The housing 10 also preferably includes a pair of inwardly tapered abutment surfaces 86 which are parallel to and spaced outwardly from each side of the housing slot 38. A lip 88 is formed along the outer edge of the second leg 84 of each magnet retainer 80 which engages the abutment surface 86 to secure the magnet retainers 80 and their attached flexible magnets 74 to the housing 10.
With reference now to FIGS. 3 and 4, a resilient wiper 90 is preferably secured to the free side of the magnet retainer second legs 84 so that the facing edges 92 of the wipers 90 are closely adjacent each other (FIG. 4). The wipers 90 prevent the accummulation of debris within the housing slot 38 but are capable of spreading apart, as shown in FIG. 3, to allow the passage of the piston arm 52 through the housing slot 38.
From the foregoing, it can be seen that the flexible magnets 74 for positively attracting the band 64 against the housing 10 and across the slot 38 provides a more positive sealing of the housing slot 38 than the previously known devices. Furthermore, even in the event that the band 64 becomes twisted or otherwise distorted, the flexible magnets 74 positively attract the band 64 against the housing 10 thus minimizing fluid or air leakage through the housing slot 38 despite such distortion.

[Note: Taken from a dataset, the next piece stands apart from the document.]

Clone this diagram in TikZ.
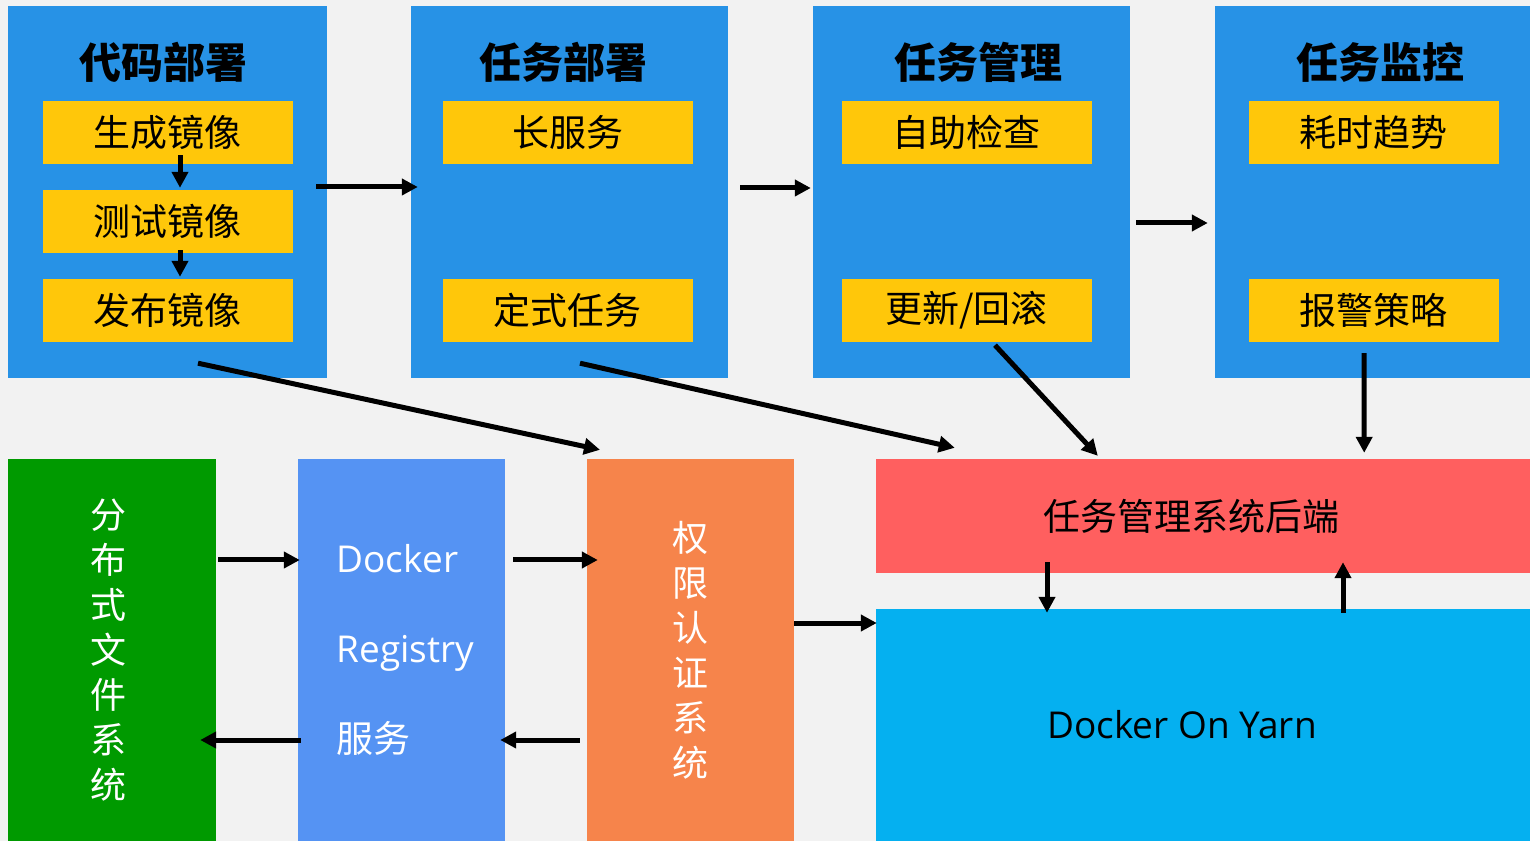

A still further advantage of the present invention is that, in the event that the flexible magnets 74 or their retainers 80 become damaged, the magnet retainer 80 and magnets can be easily, rapidly and inexpensively replaced.
Having described my invention, however, many modifications thereto will become apparent to those skilled in the art to which it pertains without deviation from the spirit of the invention as defined by the scope of the appended claims.